O que está acontecer no campo político moçambicano é que já é difícil efectivamente perceber se trata-se de uma esfera cívica (pública) e ou pessoal, tendendo mais para o segundo elemento facilitando assim a atribuição de cargos governativos aos clientes do clientelismo (Frelimo), além de acordos sustentados pelo profissionalismo e competência característico do Estado moderno.

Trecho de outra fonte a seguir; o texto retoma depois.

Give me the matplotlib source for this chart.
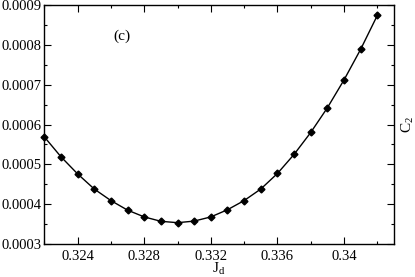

Estamos numa função pública(partidária) anormal, disfuncional, caracterizado pela ineficiência governamental e administrativa, desregramento económico, político, social e cultural, resultante da informalidade política extrema.

Aliás, os detentores do poder usam a função pública como instrumento de acumulação de capital para seu próprio benefício e além da personalização do campo político, incluindo o recrudescimento de disputas políticas personalizadas e localizadas em dois polos partidários (Governo-Renamo). Este elemento contribui para que se repercuta a reprodução de lideranças patrimornialistas, incompetentes, desonestos, ocorrência de eleições geradoras de conflitos e surgimento de elites dirigentes ilegítimas que ainda mostram-se incapazes de resolver os problemas dos moçambicanos.

Ao contrário do que acontece um pouco pelo continente negro, onde os jovens são usados como moedas de mobilização da oposição para romper o regime vigente, em Moçambique esta faixa etária serve de cobaia do partido no poder (Frelimo), que são usados nos pleitos eleitorais para perpetrar ilícitos e fraudes, desde o processo de inscrição de eleitores, duplicação de eleitores, enchimento de urnas, manipulação do processo de contagem e divulgação de resultados. Esta situação toda ocorre porque estamos no Estado informalizado, onde a lei é uma letra morta, onde a juventude não crítica, onde o povo têm medo do governo mas devia ser o governo a ter medo do povo, porque o poder num jogo democrático reside no povo.

Estamos num país onde a juventude esta conformada com a ineficiência governamental e administrativa, com a disfuncionalidade da máquina judicial, legislativa e executiva, da inexistência de pensamento liberal, pluralista e democrática, da aceitação passiva da violação sistemática dos direitos humanos, da ausência da boa governação e da falta de vontade do ajustamento estrutural do jogo político e da actividade administrativa e governamental.

Contudo, o que torna Moçambique ainda vivo são os impostos que mantém a respiração da função pública, com enfoque para o imposto sobre o valor acrescentado (IVA), sendo a maior percentagem na região austral (17% contra os 14% da média regional), devido ao fortalecimento do espírito capitalista, do aprofundamento da informalidade política-institucional, da preservação do patrimonialismo e seu enraizamento na consciência dos funcionários públicos, entre outros síndromes de que o país padece.

Por outro lado, o conflito tem um rosto de erros históricos, de contas mal resolvidas entre a Renamo-Governo, da ausência da consciência de causa nacional, de inexistência de um projecto de sociedade, por parte de quem governa e de quem faz oposição, da falta de cultura de paz e de tolerância política, da falta de redistribuição ou plataforma de redistribuição de poder político entre os demais actores e resultado disto é o conflito que prevalece como uma forma de reclamar alguma hegemonia na arena política, de usufruir o poder a todo custo e a criminalização das regras do jogo democrático, por parte da Renamo que se considera vítima do sistema frelimista.

A reclamação até pode ser legítima, mas o problema reside no uso da exclusão como bandeira e em contrapartida excluir o povo do seu projecto de governação e cometendo o mesmo erro da Frelimo. “ Lutamos por isso, merecemos governar, trouxemos a democracia, ganhamos seis províncias e temos de montar nossa máquina administrativa e governamental”, estes discursos são característicos de quem tem sede de poder e que olha na via violenta como única via para conquista-lo, porque o partido no poder tudo faz para manipular os processos eleitorais e desta forma agudizar as mazelas da Renamo.